Flat, tapered two-tone bracelet

On the dial is printed JAPAN MVMT and GR1625. The 3-section bracelet is more solid feeling and sort of shiny, but still brushed. The middle section is gold plated. Because this middle case is thin like the bracelet, they seem to work better together. The clasp is the same sliding type as the one described above, but feels more solid and has a signed clasp.

Case/lug thinkness matches bracelet
Screw on back, gold-plated crown

The prominent twelve bezel protrusions are silver tone which coordinates with the case and bracelet. The is quite a bit of slop in the bezel action. it has a tidy little case, with 30m WR. There is minimal luminant dots in side of each gold plated hour marker and on the hour and minute hands, but it is so faint that it is not of much use for more than a couple of minutes. The square date window at 3 o’clock is outlined in gold and the black numbers are on a pale gold (not white) background. Its a fun, funky little watch.

Gold Chronograph

I’ll finish this post off with a chronograph. Like most of these, there is lots of gold on this two-toner. The whole bezel is gold plated with with black Arabic numbers every 10 minutes and a small black triangle at every 5. It has a silver dial, 6,9,12 sub-dials again in gold, and a date window at 3 o’clock. The case sort of disappears behind that big gold bezel. Then you notice the brushed silver lugs and bracelet trimmed in gold.

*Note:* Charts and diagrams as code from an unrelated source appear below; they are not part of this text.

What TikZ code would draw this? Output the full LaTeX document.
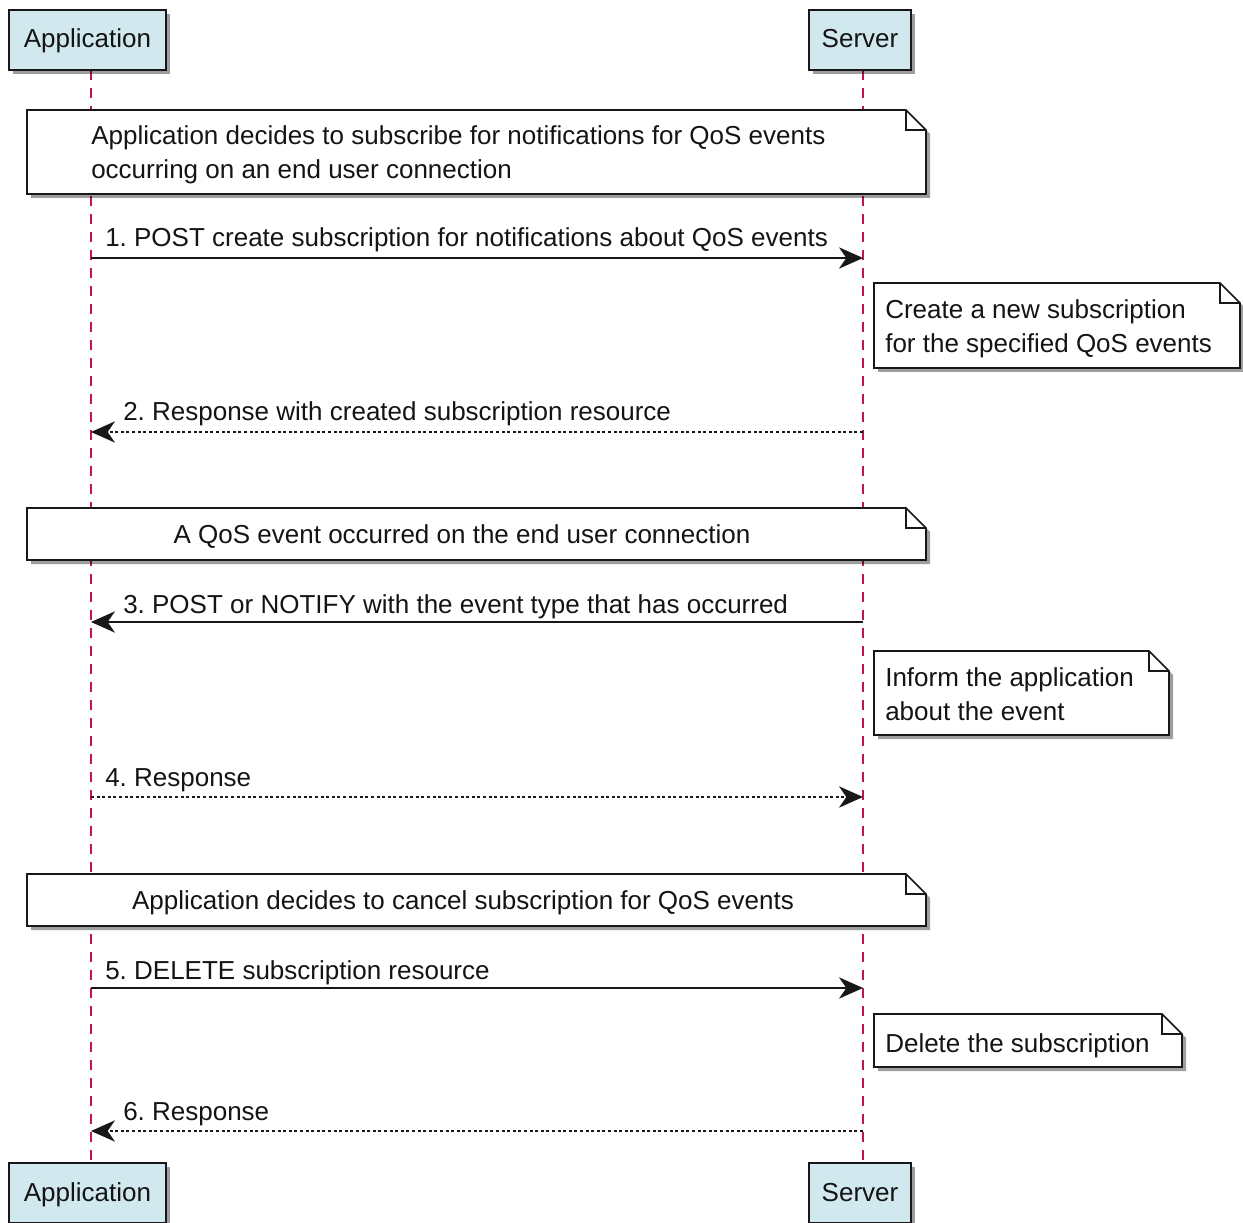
\documentclass[tikz,border=0pt]{standalone}
\usepackage{fontspec}
\setmainfont{Liberation Sans}
\usetikzlibrary{arrows.meta,shadows}
\newlength\pu \setlength\pu{0.75pt}
\definecolor{partfill}{RGB}{209,232,239}
\definecolor{lifecol}{RGB}{190,20,80}
\definecolor{linecol}{RGB}{24,24,24}
\definecolor{txtcol}{RGB}{20,20,20}
\frenchspacing
\begin{document}
\begin{tikzpicture}[x=0.75pt,y=-0.75pt,
  txt/.style={font=\fontsize{19.5pt}{25.5pt}\selectfont, inner sep=0pt, text=txtcol},
  pshadow/.style={drop shadow={shadow xshift=3pt, shadow yshift=-3pt, opacity=0.38, fill=black}},
  participant/.style={txt, draw=linecol, line width=1.5pt, fill=partfill, rectangle,
     minimum height=60\pu, text height=14pt, text depth=2pt, pshadow},
  lifeline/.style={draw=lifecol, line width=1.2pt, dash pattern=on 7.5pt off 6pt},
  notebody/.style={draw=linecol, line width=1.2pt, fill=white, pshadow},
  notefold/.style={draw=linecol, line width=1.2pt},
  msg/.style={draw=linecol, line width=1.2pt, -{Stealth[length=18pt,width=16pt,inset=5.5pt]}},
  reply/.style={msg, dash pattern=on 2.2pt off 2pt},
  lbl/.style={txt, anchor=base west},
  ntext/.style={txt, anchor=base west},
  nctext/.style={txt, anchor=base},
]
\useasboundingbox (0,0) rectangle (1243,1223);

% lifelines
\coordinate (appT) at (91,70);
\coordinate (appB) at (91,1163);
\coordinate (srvT) at (863,70);
\coordinate (srvB) at (863,1163);
\draw[lifeline] (appT) -- (appB);
\draw[lifeline] (srvT) -- (srvB);

% participants
\node[participant, minimum width=157\pu] (appTop) at (87.5,40) {Application};
\node[participant, minimum width=102\pu] (srvTop) at (860,40) {Server};
\node[participant, minimum width=157\pu] (appBot) at (87.5,1193) {Application};
\node[participant, minimum width=102\pu] (srvBot) at (860,1193) {Server};

% note 1
\draw[notebody] (27,110) -- (906,110) -- (926,130) -- (926,194) -- (27,194) -- cycle;
\draw[notefold] (906,110) -- (906,130) -- (926,130);
\node[ntext] (n1a) at (91,145) {Application decides to subscribe for notifications for QoS events};
\node[ntext] (n1b) at (91,179) {occurring on an end user connection};

% message 1
\coordinate (m1a) at (91,258);
\coordinate (m1s) at (863,258);
\draw[msg] (m1a) -- (m1s);
\node[lbl] (l1) at (105,247) {1. POST create subscription for notifications about QoS events};

% note 2
\draw[notebody] (874,283) -- (1220,283) -- (1240,303) -- (1240,368) -- (874,368) -- cycle;
\draw[notefold] (1220,283) -- (1220,303) -- (1240,303);
\node[ntext] (n2a) at (885,319) {Create a new subscription};
\node[ntext] (n2b) at (885,353) {for the specified QoS events};

% message 2
\coordinate (m2s) at (863,432);
\coordinate (m2a) at (91,432);
\draw[reply] (m2s) -- (m2a);
\node[lbl] (l2) at (123,421) {2. Response with created subscription resource};

% note 3
\draw[notebody] (27,508) -- (906,508) -- (926,528) -- (926,560) -- (27,560) -- cycle;
\draw[notefold] (906,508) -- (906,528) -- (926,528);
\node[nctext] (n3) at (462,543) {A QoS event occurred on the end user connection};

% message 3
\coordinate (m3s) at (863,622);
\coordinate (m3a) at (91,622);
\draw[msg] (m3s) -- (m3a);
\node[lbl] (l3) at (123,613) {3. POST or NOTIFY with the event type that has occurred};

% note 4
\draw[notebody] (874,651) -- (1149,651) -- (1169,671) -- (1169,735) -- (874,735) -- cycle;
\draw[notefold] (1149,651) -- (1149,671) -- (1169,671);
\node[ntext] (n4a) at (885,686) {Inform the application};
\node[ntext] (n4b) at (885,720) {about the event};

% message 4
\coordinate (m4a) at (91,797);
\coordinate (m4s) at (863,797);
\draw[reply] (m4a) -- (m4s);
\node[lbl] (l4) at (105,786) {4. Response};

% note 5
\draw[notebody] (27,874) -- (906,874) -- (926,894) -- (926,926) -- (27,926) -- cycle;
\draw[notefold] (906,874) -- (906,894) -- (926,894);
\node[nctext] (n5) at (463,909) {Application decides to cancel subscription for QoS events};

% message 5
\coordinate (m5a) at (91,988);
\coordinate (m5s) at (863,988);
\draw[msg] (m5a) -- (m5s);
\node[lbl] (l5) at (105,979) {5. DELETE subscription resource};

% note 6
\draw[notebody] (874,1014) -- (1162,1014) -- (1182,1034) -- (1182,1067) -- (874,1067) -- cycle;
\draw[notefold] (1162,1014) -- (1162,1034) -- (1182,1034);
\node[ntext] (n6) at (885,1052) {Delete the subscription};

% message 6
\coordinate (m6s) at (863,1131);
\coordinate (m6a) at (91,1131);
\draw[reply] (m6s) -- (m6a);
\node[lbl] (l6) at (123,1120) {6. Response};
\end{tikzpicture}
\end{document}
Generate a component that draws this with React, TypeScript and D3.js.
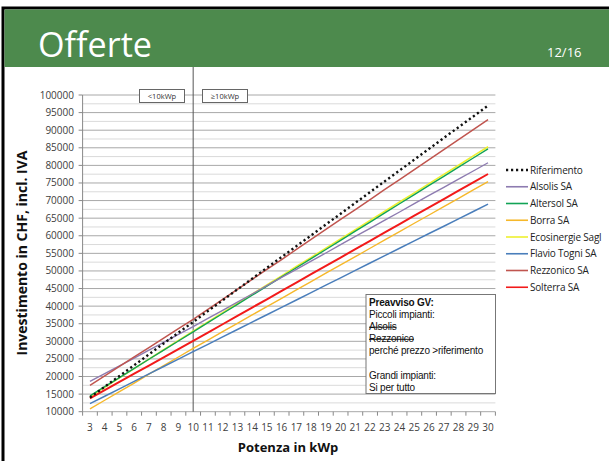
import * as d3 from "d3";

const kwp = [3, 4, 5, 6, 7, 8, 9, 10, 11, 12, 13, 14, 15, 16, 17, 18, 19, 20, 21, 22, 23, 24, 25, 26, 27, 28, 29, 30];

const riferimento = [14000, 17100, 20150, 23200, 26300, 29400, 32450, 35500, 38600, 41650, 44750, 47800, 50900, 53950, 57050, 60100, 63200, 66250, 69350, 72400, 75500, 78550, 81650, 84700, 87800, 90850, 93900, 97000];
const alsolis = [18600, 20800, 23050, 25250, 27500, 29700, 31950, 34150, 36500, 38800, 41150, 43450, 45800, 48150, 50450, 52800, 55100, 57450, 59800, 62100, 64450, 66750, 69100, 71450, 73750, 76100, 78400, 80750];
const altersol = [14500, 17100, 19700, 22300, 24900, 27500, 30100, 32700, 35300, 37900, 40500, 43100, 45700, 48300, 50900, 53500, 56100, 58700, 61300, 63900, 66500, 69100, 71700, 74300, 76900, 79500, 82100, 84700];
const borra = [10800, 13250, 15700, 18150, 20650, 23100, 25550, 28000, 30350, 32750, 35100, 37500, 39850, 42200, 44600, 46950, 49350, 51700, 54050, 56450, 58800, 61200, 63550, 65900, 68300, 70650, 73050, 75400];
const ecosinergie = [14300, 16950, 19600, 22250, 24950, 27600, 30250, 32900, 35500, 38150, 40750, 43400, 46000, 48600, 51250, 53850, 56500, 59100, 61700, 64350, 66950, 69600, 72200, 74800, 77450, 80050, 82700, 85300];
const flavioTogni = [12300, 14400, 16500, 18600, 20750, 22850, 24950, 27050, 29150, 31250, 33350, 35450, 37550, 39650, 41750, 43850, 45950, 48050, 50150, 52250, 54350, 56450, 58550, 60650, 62700, 64800, 66900, 69000];
const rezzonico = [17500, 20200, 22850, 25550, 28200, 30900, 33600, 36250, 39100, 41950, 44750, 47600, 50450, 53250, 56100, 58950, 61800, 64650, 67450, 70300, 73150, 75950, 78800, 81650, 84500, 87300, 90150, 93000];
const solterra = [13800, 16150, 18450, 20800, 23100, 25450, 27750, 30100, 32450, 34850, 37200, 39600, 41950, 44350, 46700, 49100, 51450, 53800, 56200, 58550, 60950, 63300, 65700, 68050, 70400, 72800, 75150, 77550];

const yTicks = [10000, 15000, 20000, 25000, 30000, 35000, 40000, 45000, 50000, 55000, 60000, 65000, 70000, 75000, 80000, 85000, 90000, 95000, 100000];

const series = [
  { name: "Riferimento", values: riferimento, color: "#111", width: 2.4, dash: "2.2 2.8" },
  { name: "Alsolis SA", values: alsolis, color: "#8D7BB0", width: 1.4, dash: null },
  { name: "Altersol SA", values: altersol, color: "#12A356", width: 1.4, dash: null },
  { name: "Borra SA", values: borra, color: "#F6B82A", width: 1.4, dash: null },
  { name: "Ecosinergie Sagl", values: ecosinergie, color: "#EEF030", width: 1.6, dash: null },
  { name: "Flavio Togni SA", values: flavioTogni, color: "#4A7EBB", width: 1.5, dash: null },
  { name: "Rezzonico SA", values: rezzonico, color: "#C0554F", width: 1.5, dash: null },
  { name: "Solterra SA", values: solterra, color: "#F21A1A", width: 2, dash: null },
];

// draw order (reference on top)
const drawOrder = [4, 2, 1, 3, 5, 7, 6, 0];

const noteLines = [
  { t: "Preavviso GV:", bold: true, strike: false },
  { t: "Piccoli impianti:", bold: false, strike: false },
  { t: "Alsolis", bold: false, strike: true },
  { t: "Rezzonico", bold: false, strike: true },
  { t: "perché prezzo >riferimento", bold: false, strike: false },
  { t: "", bold: false, strike: false },
  { t: "Grandi impianti:", bold: false, strike: false },
  { t: "Si per tutto", bold: false, strike: false },
];

const FONT = "'Open Sans', 'Noto Sans', sans-serif";
const NOTE_FONT = "'Liberation Sans', Arial, sans-serif";

export default function App() {
  const W = 609;
  const H = 461;
  const x = d3.scaleBand<number>().domain(kwp).range([82.6, 495.4]);
  const bw = x.bandwidth();
  const cx = (k: number) => (x(k) ?? 0) + bw / 2;
  const y = d3.scaleLinear().domain([10000, 100000]).range([411.7, 95]);
  const line = d3
    .line<number>()
    .x((_, i) => cx(kwp[i]))
    .y((v) => y(v));

  const minor = yTicks.slice(0, -1).map((v) => v + 2500);
  const sepX = cx(10);

  return (
    <svg
      width={W}
      height={H}
      style={{ position: "fixed", left: 0, top: 0, background: "#fff" }}
      fontFamily={FONT}
    >
      {/* frame + header */}
      <rect x={3} y={8} width={W} height={H} fill="none" stroke="#000" strokeWidth={3} />
      <rect x={4.5} y={9.5} width={W} height={57.5} fill="#4D8A4D" />
      <text x={38} y={57} fill="#fff" fontSize={34} textLength={114} lengthAdjust="spacingAndGlyphs">
        Offerte
      </text>
      <text x={547} y={57} fill="#fff" fontSize={13}>
        12/16
      </text>

      {/* gridlines */}
      {minor.map((v) => (
        <line key={"m" + v} x1={82.6} x2={495.4} y1={y(v)} y2={y(v)} stroke="#dadada" strokeWidth={1} />
      ))}
      {yTicks.map((v) => (
        <line key={"g" + v} x1={82.6} x2={495.4} y1={y(v)} y2={y(v)} stroke="#a8a8a8" strokeWidth={1} />
      ))}

      {/* y axis */}
      <line x1={82.6} x2={82.6} y1={95} y2={411.7} stroke="#888" />
      {yTicks.map((v) => (
        <g key={"yt" + v}>
          <line x1={78.6} x2={82.6} y1={y(v)} y2={y(v)} stroke="#888" />
          <text x={74} y={y(v) + 3.5} textAnchor="end" fontSize={10} fill="#404040">
            {v}
          </text>
        </g>
      ))}

      {/* x axis ticks */}
      {kwp.map((k) => (
        <g key={"xt" + k}>
          <line x1={x(k)} x2={x(k)} y1={411.7} y2={415.7} stroke="#888" />
          <text x={cx(k)} y={431} textAnchor="middle" fontSize={10} fill="#404040">
            {k}
          </text>
        </g>
      ))}
      <line x1={495.4} x2={495.4} y1={411.7} y2={415.7} stroke="#888" />

      {/* separator */}
      <line x1={sepX} x2={sepX} y1={67} y2={411.7} stroke="#555" strokeWidth={1} />
      <rect x={139.5} y={89.5} width={45} height={13} fill="#fff" stroke="#666" />
      <text x={162} y={99} textAnchor="middle" fontSize={7.5} fill="#333">
        {"<10kWp"}
      </text>
      <rect x={202.5} y={89.5} width={45} height={13} fill="#fff" stroke="#666" />
      <text x={225} y={99} textAnchor="middle" fontSize={7.5} fill="#333">
        {"≥10kWp"}
      </text>

      {/* series */}
      {drawOrder.map((i) => {
        const s = series[i];
        return (
          <path
            key={s.name}
            d={line(s.values) ?? ""}
            fill="none"
            stroke={s.color}
            strokeWidth={s.width}
            strokeDasharray={s.dash ?? undefined}
          />
        );
      })}

      {/* note box */}
      <rect x={366} y={294.5} width={129.5} height={99} fill="#fff" stroke="#777" />
      {noteLines.map((l, i) => (
        <text
          key={"n" + i}
          x={369}
          y={306 + i * 12.1}
          fontSize={10}
          fontFamily={NOTE_FONT}
          letterSpacing={-0.2}
          fontWeight={l.bold ? "bold" : "normal"}
          textDecoration={l.strike ? "line-through" : undefined}
          fill="#111"
        >
          {l.t}
        </text>
      ))}

      {/* legend */}
      {series.map((s, i) => {
        const ly = 170 + i * 16.75;
        return (
          <g key={"l" + s.name}>
            <line
              x1={506}
              x2={528}
              y1={ly}
              y2={ly}
              stroke={s.color}
              strokeWidth={s.dash ? 2.4 : 1.6}
              strokeDasharray={s.dash ?? undefined}
            />
            <text x={530} y={ly + 3.5} fontSize={10} letterSpacing={-0.2} fill="#222">
              {s.name}
            </text>
          </g>
        );
      })}

      {/* axis titles */}
      <text
        transform={`translate(27,253) rotate(-90)`}
        textAnchor="middle"
        fontSize={14}
        fontWeight="bold"
        fill="#111"
      >
        Investimento in CHF, incl. IVA
      </text>
      <text x={288} y={452} textAnchor="middle" fontSize={13} fontWeight="bold" fill="#111">
        Potenza in kWp
      </text>
    </svg>
  );
}
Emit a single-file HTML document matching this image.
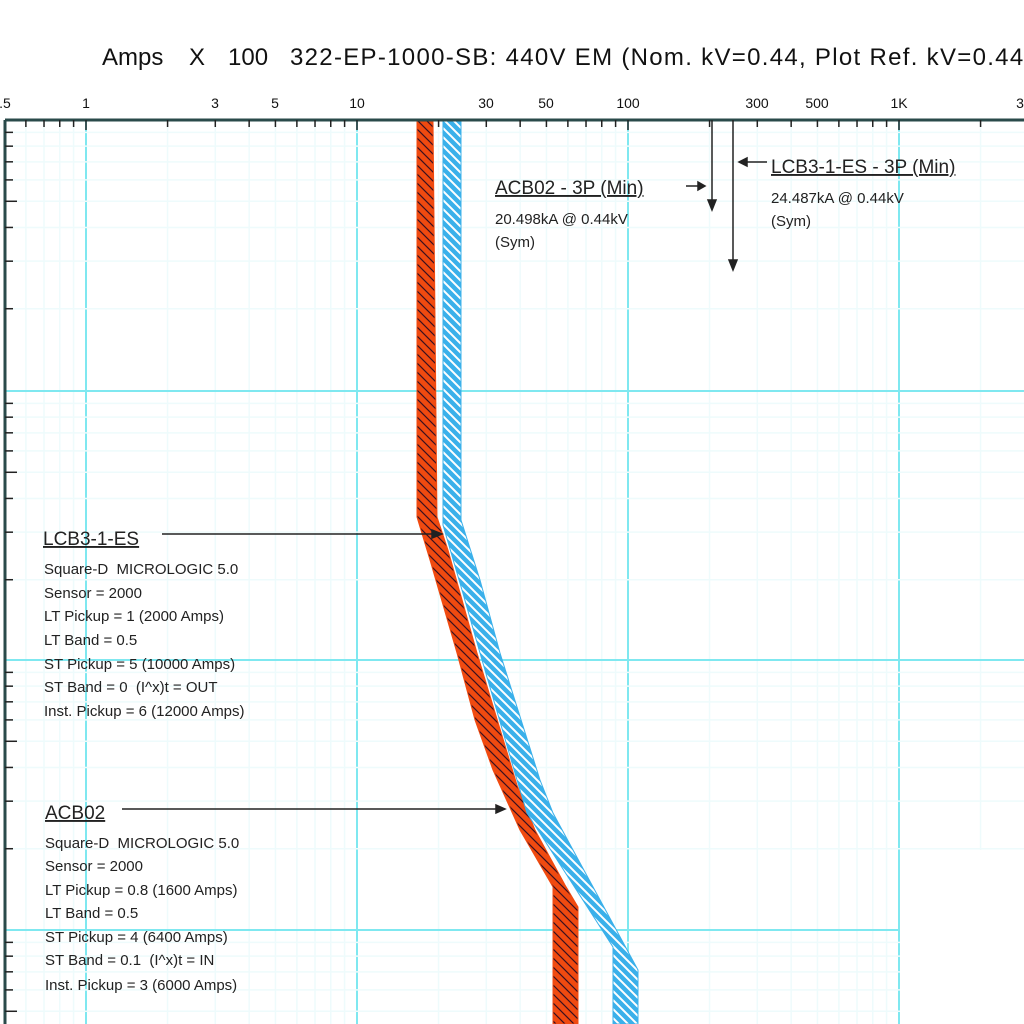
<!DOCTYPE html>
<html><head><meta charset="utf-8"><style>
html,body{margin:0;padding:0;background:#fff;width:1024px;height:1024px;overflow:hidden}
svg{display:block;font-family:"Liberation Sans",sans-serif}
text{white-space:pre}
</style></head><body>
<svg id="s" width="1024" height="1024" viewBox="0 0 1024 1024" xmlns="http://www.w3.org/2000/svg">
<defs>
<pattern id="po" width="9" height="9" patternUnits="userSpaceOnUse">
<rect width="9" height="9" fill="#f04a10"/>
<path d="M-2,-2 L11,11 M-2,7 L2,11 M7,-2 L11,2" stroke="#3a1020" stroke-width="1.2"/>
</pattern>
<pattern id="pb" width="9" height="9" patternUnits="userSpaceOnUse">
<rect width="9" height="9" fill="#3ab0ea"/>
<path d="M-2,-2 L11,11 M-2,7 L2,11 M7,-2 L11,2" stroke="#fff" stroke-width="2"/>
</pattern>
</defs>
<g id="grid"></g>
<rect x="900" y="850" width="124" height="174" fill="#fff"/>
<path d="M417,120 L417,517 L430,560 L457,653 L475,720 L493,770 L520,830 L553,887 L553,1024 L578,1024 L578,907 L565,885 L535,830 L517,785 L477,653 L448,550 L437,517 L433,120 Z" fill="url(#po)" stroke="#f04a10" stroke-width="1"/>
<path d="M443,120 L443,525 L462,590 L480,653 L517,780 L527,813 L613,947 L613,1024 L638,1024 L638,970 L553,813 L540,780 L500,653 L480,580 L461,520 L461,120 Z" fill="url(#pb)" stroke="#3ab0ea" stroke-width="1"/>
<line x1="5" y1="120" x2="1024" y2="120" stroke="#2a4a4a" stroke-width="3"/>
<line x1="5" y1="120" x2="5" y2="1024" stroke="#2a4a4a" stroke-width="3"/>
<g id="ticks" stroke="#222" stroke-width="1.5"></g>
<g font-size="24" fill="#111">
<text x="102" y="65">Amps</text><text x="189" y="65">X</text><text x="228" y="65">100</text>
<text x="290" y="65" letter-spacing="1.3">322-EP-1000-SB: 440V EM (Nom. kV=0.44, Plot Ref. kV=0.44)</text>
</g>
<g font-size="14" fill="#111" text-anchor="middle">
<text x="5" y="108">.5</text><text x="86" y="108">1</text><text x="215" y="108">3</text><text x="275" y="108">5</text><text x="357" y="108">10</text><text x="486" y="108">30</text><text x="546" y="108">50</text><text x="628" y="108">100</text><text x="757" y="108">300</text><text x="817" y="108">500</text><text x="899" y="108">1K</text><text x="1020" y="108">3</text>
</g>
<g stroke="#222" stroke-width="1.5" fill="#222">
<line x1="712" y1="120" x2="712" y2="202"/><path d="M708,200 L716,200 L712,210Z"/>
<line x1="733" y1="120" x2="733" y2="262"/><path d="M729,260 L737,260 L733,270Z"/>
<line x1="686" y1="186" x2="700" y2="186"/><path d="M698,182 L698,190 L705,186Z"/>
<line x1="745" y1="162" x2="767" y2="162"/><path d="M747,158 L747,166 L739,162Z"/>
<line x1="162" y1="534" x2="432" y2="534"/><path d="M432,530 L432,538 L442,534Z"/>
<line x1="122" y1="809" x2="496" y2="809"/><path d="M496,805 L496,813 L505,809Z"/>
</g>
<g fill="#222" font-size="19" text-decoration="underline">
<text x="495" y="194">ACB02 - 3P (Min)</text>
<text x="771" y="173">LCB3-1-ES - 3P (Min)</text>
<text x="43" y="545">LCB3-1-ES</text>
<text x="45" y="819">ACB02</text>
</g>
<g fill="#222" font-size="15">
<text x="495" y="224">20.498kA @ 0.44kV</text><text x="495" y="247">(Sym)</text>
<text x="771" y="203">24.487kA @ 0.44kV</text><text x="771" y="226">(Sym)</text>
<text x="44" y="574">Square-D  MICROLOGIC 5.0</text>
<text x="44" y="598">Sensor = 2000</text>
<text x="44" y="621">LT Pickup = 1 (2000 Amps)</text>
<text x="44" y="645">LT Band = 0.5</text>
<text x="44" y="669">ST Pickup = 5 (10000 Amps)</text>
<text x="44" y="692">ST Band = 0  (I^x)t = OUT</text>
<text x="44" y="716">Inst. Pickup = 6 (12000 Amps)</text>
<text x="45" y="848">Square-D  MICROLOGIC 5.0</text>
<text x="45" y="871">Sensor = 2000</text>
<text x="45" y="895">LT Pickup = 0.8 (1600 Amps)</text>
<text x="45" y="918">LT Band = 0.5</text>
<text x="45" y="942">ST Pickup = 4 (6400 Amps)</text>
<text x="45" y="965">ST Band = 0.1  (I^x)t = IN</text>
<text x="45" y="990">Inst. Pickup = 3 (6000 Amps)</text>
</g>
</svg>
<script>
var NS="http://www.w3.org/2000/svg",g=document.getElementById("grid"),t=document.getElementById("ticks");
function L(p,x1,y1,x2,y2,c,w){var l=document.createElementNS(NS,"line");l.setAttribute("x1",x1);l.setAttribute("y1",y1);l.setAttribute("x2",x2);l.setAttribute("y2",y2);if(c){l.setAttribute("stroke",c);l.setAttribute("stroke-width",w);}p.appendChild(l);}
var D=271;
[-1,0,1,2,3].forEach(function(d){var b=86+d*D;
 for(var k=1;k<10;k++){var x=b+D*Math.log10(k);if(x<5||x>1024)continue;
  if(k==1){L(g,x,120,x,1024,"#7fe8f0",2);L(t,x,120,x,130);}
  else{L(g,x,120,x,1024,"#eefbfc",1.5);L(t,x,120,x,127);}}});
[120,391,660,930].forEach(function(Y){
 if(Y>120)L(g,5,Y,1024,Y,"#7fe8f0",2);
 for(var k=2;k<10;k++){var y=Y+270*(1-Math.log10(k));if(y>1024)continue;
  L(g,5,y,1024,y,"#eefbfc",1.5);L(t,5,y,k==5?17:13,y);}});
</script>
</body></html>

40mm x 46mm two-tone chronograph

With the gold bezel and sub-dials the first impression is gold with a white dial, but then as you look at it longer, you start to see the brushed stainless and pale silver dial and the two-tone interplay comes about. It has a high bling factor.

I am not a big collector of chronographs. I have several Timex chronographs from the Mk1 and Allied lines in particular, but do not have much use for their functions. The ones I do have are more of an IWC look, pilot/military style, simple or subdued in colors — not gold. I always imagined that most chronographs are bought for looks rather than timer functions. It is nice to have stop watch occasionally, but I rarely need a chronograph’s functions. Most of my watches are three-hand. I don’t even think I have a GMT?

Snap-on back with 30m WR
two-tone bracelet with double clasp

I believe it uses a Japanese Hattori VD57 6-hand quartz movement. From a quick search, it appears to be readily available. The large second hand is not used for the chronograph timer. It is just a regular three-hand second sweep with lollipop for normal time keeping with sword shaped hour and minute hands. There is a second had sub-dial for that at 6 o’clock. At 9 is the minutes sub-dial that goes to 60. at 12 is the 1/10 second dial.

6, 9, 12 sub-dials and date at 3 o’clock

The information on the case back is different from all the other Gruens presented here; GU1059, 187, VD57, 927. The GU number instead of GR, could be the model number. VD57 is the movement. Not sure about the 187 or 927?

As for design influences copied, I’m not sure? Its a mix of mid 90s Tag Heuer cues; there were some 2000 series chronographs with silver dial and gold sub-dials and a 96 bracelet that is similar. The two different design features, the big gold bezel and the big triangle lume-filled hour markers are unlike any Gruen in this group and seem to be from chronographs of other brands? The bezel is similar to contemporary Zodiac ones, but those triangle hour markers leave me searching? Its a bit loud for my usual tastes, but overall the design seems to come together and its a fun way to get that luxury feel on the cheap.

This wraps up my Gruen side trip for now. Fun watches from an interesting era. As the 90s rolled into the 2000s, I seem to like the styles of many brands less. Things started getting big and ugly with less detail at the same time? I will be back to this era with my 90s Bulovas in another post.